The underground economy has matured into a structured marketplace where data sellers, access brokers, ransomware groups, and fraud operators often operate separately but cooperate indirectly.

A confirmed breach would require evidence showing where the data originated, when it was obtained, and whether Santander México systems were involved.

Until then, responsible analysis requires separating confirmed facts from criminal claims.

The key lesson is that organizations must assume attackers are constantly searching for weaknesses and must continuously improve identity protection, monitoring systems, and security awareness.

For customers, the incident is another reminder that personal information has long-term value to criminals. Protecting digital identity is becoming as important as protecting financial accounts themselves.
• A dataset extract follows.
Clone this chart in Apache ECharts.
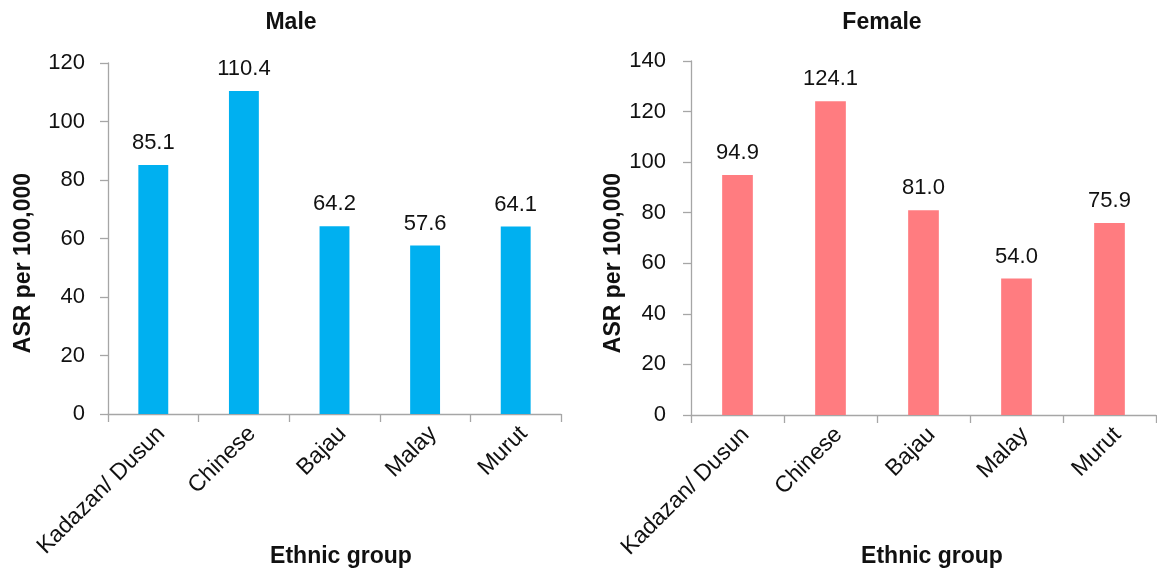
<!DOCTYPE html>
<html>
<head>
<meta charset="utf-8">
<script src="https://cdn.jsdelivr.net/npm/echarts@6/dist/echarts.min.js"></script>
<style>
html,body{margin:0;padding:0;background:#fff;}
#c{width:1157px;height:576px;}
</style>
</head>
<body>
<div id="c"></div>
<script>
const categories = ["Kadazan/ Dusun", "Chinese", "Bajau", "Malay", "Murut"];
const maleValues = [85.1, 110.4, 64.2, 57.6, 64.1];
const femaleValues = [94.9, 124.1, 81.0, 54.0, 75.9];
const maleTicks = { min: 0, max: 120, interval: 20 };
const femaleTicks = { min: 0, max: 140, interval: 20 };

const FONT = '"Liberation Sans", Arial, sans-serif';
const axisGray = '#a6a6a6';

const chart = echarts.init(document.getElementById('c'), null, { renderer: 'canvas' });

function xAxisDef(gridIndex) {
  return {
    type: 'category', gridIndex, data: categories,
    axisLine: { show: true, lineStyle: { color: axisGray, width: 1.3 } },
    axisTick: { show: true, alignWithLabel: false, length: 8, lineStyle: { color: axisGray, width: 1.3 } },
    axisLabel: { rotate: 45, margin: 8, verticalAlign: 'top', fontFamily: FONT, fontSize: 23, color: '#111', interval: 0 },
    splitLine: { show: false }
  };
}
function yAxisDef(gridIndex, t, margin) {
  return {
    type: 'value', gridIndex, min: t.min, max: t.max, interval: t.interval,
    axisLine: { show: true, lineStyle: { color: axisGray, width: 1.3 } },
    axisTick: { show: true, length: 8, lineStyle: { color: axisGray, width: 1.3 } },
    axisLabel: { margin, fontFamily: FONT, fontSize: 22, color: '#111' },
    splitLine: { show: false }
  };
}
function labelDef() {
  return {
    show: true, position: 'top', distance: 11,
    fontFamily: FONT, fontSize: 22, color: '#111',
    formatter: p => p.value.toFixed(1)
  };
}

const boldText = (x, y, text, rotation) => ({
  type: 'text', x, y, rotation: rotation || 0,
  style: {
    text, fontFamily: FONT, fontSize: 23, fontWeight: 'bold', fill: '#111',
    align: 'center', verticalAlign: 'middle'
  }
});

chart.setOption({
  backgroundColor: '#fff',
  animation: false,
  grid: [
    { left: 108, right: 596, top: 63, bottom: 162, containLabel: false },
    { left: 691, right: 1, top: 61, bottom: 161, containLabel: false }
  ],
  xAxis: [xAxisDef(0), xAxisDef(1)],
  yAxis: [yAxisDef(0, maleTicks, 23), yAxisDef(1, femaleTicks, 25)],
  series: [
    { type: 'bar', xAxisIndex: 0, yAxisIndex: 0, data: maleValues, barWidth: '33%',
      itemStyle: { color: '#00B0F0' }, label: labelDef() },
    { type: 'bar', xAxisIndex: 1, yAxisIndex: 1, data: femaleValues, barWidth: '33%',
      itemStyle: { color: '#FF7C80' }, label: labelDef() }
  ],
  graphic: [
    boldText(291, 23, 'Male'),
    boldText(882, 23, 'Female'),
    boldText(24, 263, 'ASR per 100,000', Math.PI / 2),
    boldText(614, 263, 'ASR per 100,000', Math.PI / 2),
    boldText(341, 557, 'Ethnic group'),
    boldText(932, 557, 'Ethnic group')
  ]
});
</script>
</body>
</html>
✅ The threat actor claim exists: A cybercrime forum advertisement reportedly claims access to Santander México customer data, but the source is an alleged criminal posting.

❌ A confirmed Santander México breach has not been publicly verified: There is currently no independent confirmation proving that the database originated from Santander México.

✅ The alleged data types represent realistic cybercrime risks: Identity information, account details, and contact information are commonly exploited for phishing and fraud campaigns.

Prediction

(+1) Financial institutions will continue improving fraud detection, identity monitoring, and customer protection systems as underground data markets expand.

(+1) Increased cybersecurity awareness may reduce the success rate of phishing campaigns using stolen personal information.

(-1) If the dataset is authentic, affected customers could face years of identity fraud attempts and targeted scams.

(-1) Cybercriminal groups may continue using unverified breach claims as a pressure tactic against major organizations.

(+1) More organizations are likely to adopt proactive dark web monitoring to identify exposed customer information before criminals exploit it.